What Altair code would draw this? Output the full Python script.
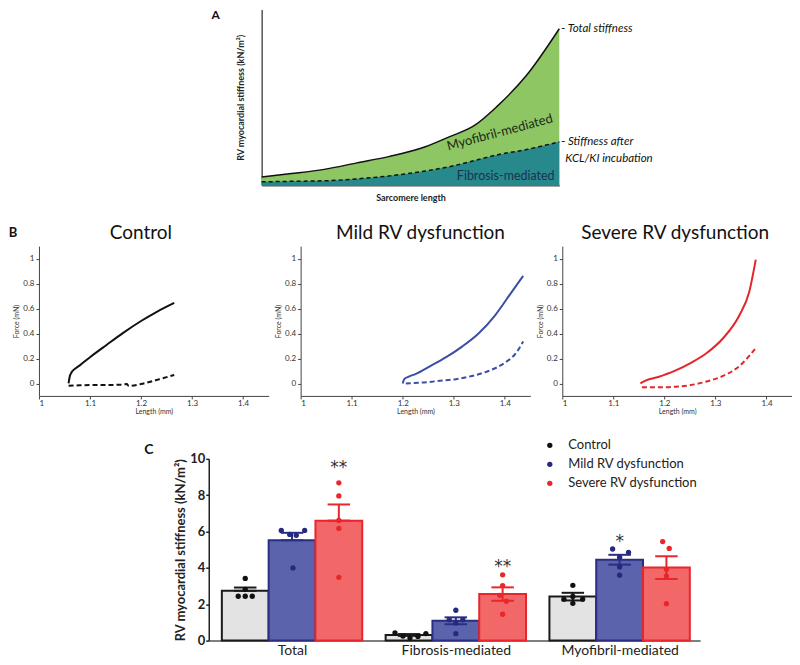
import altair as alt
import pandas as pd

FONT = "Lato"

# ---------------- Panel A (schematic) ----------------
a_length = [0, 10, 21, 32, 43, 55, 63, 71.5, 79, 89, 100]
a_total = [0.047, 0.066, 0.09, 0.127, 0.164, 0.219, 0.275, 0.34, 0.447, 0.625, 0.89]
a_fibrosis = [0.019, 0.022, 0.025, 0.036, 0.053, 0.081, 0.105, 0.14, 0.172, 0.203, 0.247]

# ---------------- Panel B (force-length traces) ----------------
ctrl_len = [1.058, 1.060, 1.064, 1.070, 1.080, 1.100, 1.133, 1.165, 1.200, 1.230, 1.265]
ctrl_force = [0.0, 0.05, 0.09, 0.115, 0.145, 0.21, 0.31, 0.405, 0.5, 0.572, 0.645]
ctrl_len_kcl = [1.058, 1.080, 1.100, 1.130, 1.160, 1.172, 1.176, 1.200, 1.230, 1.265]
ctrl_force_kcl = [-0.018, -0.015, -0.013, -0.013, -0.010, -0.005, -0.020, -0.005, 0.027, 0.068]

mild_len = [1.200, 1.203, 1.212, 1.225, 1.254, 1.285, 1.317, 1.349, 1.381, 1.413, 1.436]
mild_force = [0.0, 0.035, 0.055, 0.075, 0.139, 0.21, 0.297, 0.402, 0.546, 0.73, 0.861]
mild_len_kcl = [1.206, 1.241, 1.273, 1.304, 1.336, 1.368, 1.400, 1.422, 1.436]
mild_force_kcl = [0.0, 0.008, 0.021, 0.034, 0.06, 0.10, 0.165, 0.244, 0.336]

sev_len = [1.153, 1.162, 1.188, 1.220, 1.252, 1.283, 1.315, 1.347, 1.366, 1.379]
sev_force = [0.0, 0.021, 0.052, 0.10, 0.165, 0.244, 0.362, 0.546, 0.73, 0.992]
sev_len_kcl = [1.156, 1.188, 1.220, 1.252, 1.283, 1.315, 1.347, 1.379]
sev_force_kcl = [-0.031, -0.031, -0.026, -0.013, 0.016, 0.06, 0.139, 0.283]

# ---------------- Panel C (bar chart) ----------------
groups = ["Total", "Fibrosis-mediated", "Myofibril-mediated"]
series = ["Control", "Mild RV dysfunction", "Severe RV dysfunction"]
means = [[2.74, 5.52, 6.60], [0.31, 1.09, 2.56], [2.42, 4.45, 4.02]]
err_hi = [[2.92, 5.93, 7.49], [0.36, 1.28, 2.93], [2.63, 4.72, 4.64]]
err_lo = [[2.74, 5.52, 6.60], [0.26, 0.90, 2.19], [2.21, 4.18, 3.39]]
pt_values = [
    [[3.42, 2.82, 2.44, 2.44, 2.44], [6.06, 6.06, 5.84, 5.79, 4.0], [8.68, 7.96, 6.61, 6.17, 3.48]],
    [[0.43, 0.25, 0.14, 0.23, 0.39], [1.67, 1.15, 1.15, 0.97, 0.38], [3.62, 3.03, 2.49, 2.17, 1.45]],
    [[3.04, 2.43, 2.28, 2.28, 2.05], [5.04, 4.86, 4.59, 4.05, 3.6], [5.45, 5.07, 3.92, 3.55, 2.03]],
]
pt_jitter = [
    [[0, 0, -0.15, 0, 0.15], [-0.23, 0.27, -0.05, 0.09, 0.02], [0, 0, 0, 0, 0]],
    [[-0.3, -0.13, 0.02, 0.19, 0.36], [0, -0.14, 0.15, 0, 0], [0, 0, -0.06, 0.08, 0]],
    [[0, 0, -0.19, 0.21, 0], [-0.15, 0.19, 0, 0, 0], [-0.08, 0.06, 0, 0, 0]],
]
stars = [("Total", "Severe RV dysfunction", "**", 9.75),
         ("Fibrosis-mediated", "Severe RV dysfunction", "**", 4.3),
         ("Myofibril-mediated", "Mild RV dysfunction", "*", 5.7)]

fills = ["#e3e3e3", "#5c63ad", "#f26869"]
strokes = ["#1a1a1a", "#2b2e83", "#e8262b"]
dots = ["#111111", "#262a7f", "#e8262b"]


def spacer(w):
    return alt.Chart(pd.DataFrame({"v": [0]})).mark_point(opacity=0).encode(
        x=alt.X("v:Q", axis=None), y=alt.Y("v:Q", axis=None)
    ).properties(width=w, height=4)


# ---------- Panel A ----------
dfa = pd.DataFrame({"len": a_length, "total": a_total, "fib": a_fibrosis})
endA = pd.DataFrame({"len": [a_length[-1]], "total": [a_total[-1]], "fib": [a_fibrosis[-1]]})
xA = dict(scale=alt.Scale(domain=[0, 100], nice=False, zero=False),
          axis=alt.Axis(title="Sarcomere length", ticks=False, labels=False, grid=False,
                        domainColor="#555", domainWidth=1.5, titleFontSize=9, titleFontWeight="bold",
                        titlePadding=8, titleColor="#222"))
yA = dict(scale=alt.Scale(domain=[0, 1], nice=False),
          axis=alt.Axis(title="RV myocardial stiffness  (kN/m²)", ticks=False, labels=False, grid=False,
                        domainColor="#555", domainWidth=1.5, titleFontSize=9, titleFontWeight="bold",
                        titlePadding=16, titleColor="#222"))
baseA = alt.Chart(dfa)
areaGreen = baseA.mark_area(color="#8dc663", interpolate="monotone").encode(
    x=alt.X("len:Q", **xA), y=alt.Y("total:Q", **yA))
areaTeal = baseA.mark_area(color="#27898c", interpolate="monotone").encode(
    x=alt.X("len:Q", **xA), y=alt.Y("fib:Q", **yA))
lineTotal = baseA.mark_line(color="#111", strokeWidth=1.5, interpolate="monotone").encode(
    x=alt.X("len:Q", **xA), y=alt.Y("total:Q", **yA))
lineFib = baseA.mark_line(color="#111", strokeWidth=1.5, strokeDash=[4, 3], interpolate="monotone").encode(
    x=alt.X("len:Q", **xA), y=alt.Y("fib:Q", **yA))
tTotal = alt.Chart(endA).mark_text(text="- Total stiffness", align="left", baseline="middle", dx=2,
                                   fontStyle="italic", fontSize=11.5, color="#111").encode(
    x=alt.X("len:Q", **xA), y=alt.Y("total:Q", **yA))
tFib1 = alt.Chart(endA).mark_text(text="- Stiffness after", align="left", baseline="middle", dx=2,
                                  fontStyle="italic", fontSize=11.5, color="#111").encode(
    x=alt.X("len:Q", **xA), y=alt.Y("fib:Q", **yA))
tFib2 = alt.Chart(endA).mark_text(text="KCL/KI incubation", align="left", baseline="middle", dx=6, dy=17,
                                  fontStyle="italic", fontSize=11.5, color="#111").encode(
    x=alt.X("len:Q", **xA), y=alt.Y("fib:Q", **yA))
tMyo = alt.Chart(endA).mark_text(text="Myofibril-mediated", angle=345, fontSize=13, color="#1c2a18").encode(
    x=alt.datum(80), y=alt.datum(0.3))
tFibIn = alt.Chart(endA).mark_text(text="Fibrosis-mediated", fontSize=12.5, color="#1b3350").encode(
    x=alt.datum(82), y=alt.datum(0.053))
letterA = alt.Chart(endA).mark_text(text="A", fontSize=12, fontWeight="bold", color="#111").encode(
    x=alt.value(-46), y=alt.value(6))
chartA = alt.layer(areaGreen, areaTeal, lineTotal, lineFib, tTotal, tFib1, tFib2, tMyo, tFibIn, letterA
                   ).properties(width=298, height=176)

# ---------- Panel B ----------
B_W, B_H = 230, 150


def force_panel(title, color, ls, fs, lk, fk, letter=None, tdx=0):
    df = pd.concat([
        pd.DataFrame({"len": ls, "force": fs, "kind": "total", "i": list(range(len(ls)))}),
        pd.DataFrame({"len": lk, "force": fk, "kind": "kcl", "i": list(range(len(lk)))}),
    ])
    ax_common = dict(grid=False, domainColor="#444", tickColor="#444", tickSize=3, labelFontSize=8,
                     labelColor="#333", titleFontSize=7, titleFontWeight="normal", titleColor="#333",
                     format=".1~f")
    x = alt.X("len:Q", scale=alt.Scale(domain=[1, 1.45], nice=False, zero=False),
              axis=alt.Axis(values=[1, 1.1, 1.2, 1.3, 1.4], title="Length (mm)", titlePadding=0,
                            labelPadding=1, **ax_common))
    y = alt.Y("force:Q", scale=alt.Scale(domain=[-0.1, 1.1], nice=False, zero=False),
              axis=alt.Axis(values=[0, 0.2, 0.4, 0.6, 0.8, 1], title="Force (mN)", titlePadding=3, **ax_common))
    base = alt.Chart(df)
    solid = base.transform_filter("datum.kind == 'total'").mark_line(
        color=color, strokeWidth=2, interpolate="monotone").encode(x=x, y=y, order="i:Q")
    dashed = base.transform_filter("datum.kind == 'kcl'").mark_line(
        color=color, strokeWidth=2, strokeDash=[5, 3], interpolate="monotone").encode(x=x, y=y, order="i:Q")
    ttl = alt.Chart(pd.DataFrame({"t": [title]})).mark_text(
        fontSize=19, color="#111", baseline="middle").encode(
        text="t:N", x=alt.value(B_W / 2 + tdx), y=alt.value(-13))
    layers = [solid, dashed, ttl]
    if letter:
        layers.append(alt.Chart(pd.DataFrame({"t": [letter]})).mark_text(
            fontSize=13, fontWeight="bold", color="#111").encode(
            text="t:N", x=alt.value(-26), y=alt.value(-13)))
    return alt.layer(*layers).properties(width=B_W, height=B_H)


c1 = force_panel("Control", "#111111", ctrl_len, ctrl_force, ctrl_len_kcl, ctrl_force_kcl, letter="B", tdx=-13)
c2 = force_panel("Mild RV dysfunction", "#3b4ea6", mild_len, mild_force, mild_len_kcl, mild_force_kcl, tdx=5)
c3 = force_panel("Severe RV dysfunction", "#e3262b", sev_len, sev_force, sev_len_kcl, sev_force_kcl, tdx=-2)

# ---------- Panel C ----------
STEP = 3.5
bar_rows, pt_rows = [], []
for gi, g in enumerate(groups):
    for si, s in enumerate(series):
        slot = gi * STEP + si
        bar_rows.append(dict(group=g, series=s, slot=slot, mean=means[gi][si],
                             hi=err_hi[gi][si], lo=err_lo[gi][si]))
        for v, j in zip(pt_values[gi][si], pt_jitter[gi][si]):
            pt_rows.append(dict(group=g, series=s, px=slot + j, val=v))
dfb = pd.DataFrame(bar_rows)
dfp = pd.DataFrame(pt_rows)
dfs = pd.DataFrame([dict(slot=groups.index(g) * STEP + series.index(s), txt=t, y=v) for g, s, t, v in stars])

tick_vals = [gi * STEP + 1 for gi in range(len(groups))]
label_expr = " : ".join(
    f"datum.value < {tv + 1.75} ? '{g}'" for tv, g in zip(tick_vals[:-1], groups[:-1])) + f" : '{groups[-1]}'"

xsC = alt.Scale(domain=[-0.78, 9.72], nice=False, zero=False)
xaxC = alt.Axis(values=tick_vals, labelExpr=label_expr, ticks=False, grid=False, title=None,
                labelFontSize=14, labelColor="#222", labelPadding=3, domainColor="#555",
                domainWidth=1.5, labelAngle=0)
ysC = alt.Scale(domain=[0, 10], nice=False)
yaxC = alt.Axis(values=[0, 2, 4, 6, 8, 10], format="d", labelFontSize=13, labelFontWeight="bold",
                labelColor="#222", tickSize=3, tickWidth=1.5, tickColor="#222", domainColor="#222",
                domainWidth=1.5, labelPadding=1, title="RV myocardial stiffness  (kN/m²)",
                titleFontSize=13, titleFontWeight="bold", titleColor="#222", titlePadding=2, grid=False)

layersC = []
for si, s in enumerate(series):
    sub = alt.Chart(dfb).transform_filter(alt.datum.series == s)
    layersC.append(sub.transform_calculate(x0="datum.slot - 0.5", x1="datum.slot + 0.5").mark_bar(
        fill=fills[si], stroke=strokes[si], strokeWidth=2).encode(
        x=alt.X("x0:Q", scale=xsC, axis=xaxC), x2="x1:Q",
        y=alt.Y("mean:Q", scale=ysC, axis=yaxC), y2=alt.datum(0)))
for si, s in enumerate(series):
    sub = alt.Chart(dfb).transform_filter(alt.datum.series == s)
    layersC.append(sub.mark_rule(color=strokes[si], strokeWidth=2).encode(
        x=alt.X("slot:Q", scale=xsC, axis=xaxC), y=alt.Y("lo:Q", scale=ysC, axis=yaxC), y2="hi:Q"))
    for end in ["hi", "lo"]:
        layersC.append(sub.transform_calculate(c0="datum.slot - 0.24", c1="datum.slot + 0.24").mark_rule(
            color=strokes[si], strokeWidth=2).encode(
            x=alt.X("c0:Q", scale=xsC, axis=xaxC), x2="c1:Q", y=alt.Y(f"{end}:Q", scale=ysC, axis=yaxC)))
pts = alt.Chart(dfp).mark_circle(size=28, opacity=1).encode(
    x=alt.X("px:Q", scale=xsC, axis=xaxC), y=alt.Y("val:Q", scale=ysC, axis=yaxC),
    color=alt.Color("series:N", scale=alt.Scale(domain=series, range=dots),
                    legend=alt.Legend(title=None, orient="none", legendX=335, legendY=-20,
                                      labelFontSize=13, labelColor="#222", labelFont=FONT,
                                      symbolType="circle", symbolSize=28, rowPadding=5,
                                      labelOffset=12, padding=0)))
starTxt = alt.Chart(dfs).mark_text(fontSize=17, color="#333", baseline="middle", dy=5,
                                   font="DejaVu Sans").encode(
    x=alt.X("slot:Q", scale=xsC, axis=xaxC), y=alt.Y("y:Q", scale=ysC, axis=yaxC), text="txt:N")
letterC = alt.Chart(pd.DataFrame({"t": ["C"]})).mark_text(
    fontSize=14, fontWeight="bold", color="#111").encode(text="t:N", x=alt.value(-60), y=alt.value(-9))
chartC = alt.layer(*layersC, pts, starTxt, letterC).properties(width=492, height=182)

rowA = alt.hconcat(spacer(172), chartA, spacing=0)
rowB = alt.hconcat(c1, c2, c3, spacing=5)
rowC = alt.hconcat(spacer(105), chartC, spacing=0).resolve_legend(color="independent")
top = alt.vconcat(rowA, rowB, spacing=22)
chart = alt.vconcat(top, rowC, spacing=24).resolve_legend(color="independent").properties(
    padding=0).configure(font=FONT).configure_view(stroke=None)

chart.save("out.html", embed_options={"renderer": "svg", "actions": False})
*-*-*
• To be done:
Output exactly the span of lines from the top of the listing through the line holding "0.06, 0.139, 0.283]", and leave every picture out.

• Complete response:
What Altair code would draw this? Output the full Python script.
import altair as alt
import pandas as pd

FONT = "Lato"

# ---------------- Panel A (schematic) ----------------
a_length = [0, 10, 21, 32, 43, 55, 63, 71.5, 79, 89, 100]
a_total = [0.047, 0.066, 0.09, 0.127, 0.164, 0.219, 0.275, 0.34, 0.447, 0.625, 0.89]
a_fibrosis = [0.019, 0.022, 0.025, 0.036, 0.053, 0.081, 0.105, 0.14, 0.172, 0.203, 0.247]

# ---------------- Panel B (force-length traces) ----------------
ctrl_len = [1.058, 1.060, 1.064, 1.070, 1.080, 1.100, 1.133, 1.165, 1.200, 1.230, 1.265]
ctrl_force = [0.0, 0.05, 0.09, 0.115, 0.145, 0.21, 0.31, 0.405, 0.5, 0.572, 0.645]
ctrl_len_kcl = [1.058, 1.080, 1.100, 1.130, 1.160, 1.172, 1.176, 1.200, 1.230, 1.265]
ctrl_force_kcl = [-0.018, -0.015, -0.013, -0.013, -0.010, -0.005, -0.020, -0.005, 0.027, 0.068]

mild_len = [1.200, 1.203, 1.212, 1.225, 1.254, 1.285, 1.317, 1.349, 1.381, 1.413, 1.436]
mild_force = [0.0, 0.035, 0.055, 0.075, 0.139, 0.21, 0.297, 0.402, 0.546, 0.73, 0.861]
mild_len_kcl = [1.206, 1.241, 1.273, 1.304, 1.336, 1.368, 1.400, 1.422, 1.436]
mild_force_kcl = [0.0, 0.008, 0.021, 0.034, 0.06, 0.10, 0.165, 0.244, 0.336]

sev_len = [1.153, 1.162, 1.188, 1.220, 1.252, 1.283, 1.315, 1.347, 1.366, 1.379]
sev_force = [0.0, 0.021, 0.052, 0.10, 0.165, 0.244, 0.362, 0.546, 0.73, 0.992]
sev_len_kcl = [1.156, 1.188, 1.220, 1.252, 1.283, 1.315, 1.347, 1.379]
sev_force_kcl = [-0.031, -0.031, -0.026, -0.013, 0.016, 0.06, 0.139, 0.283]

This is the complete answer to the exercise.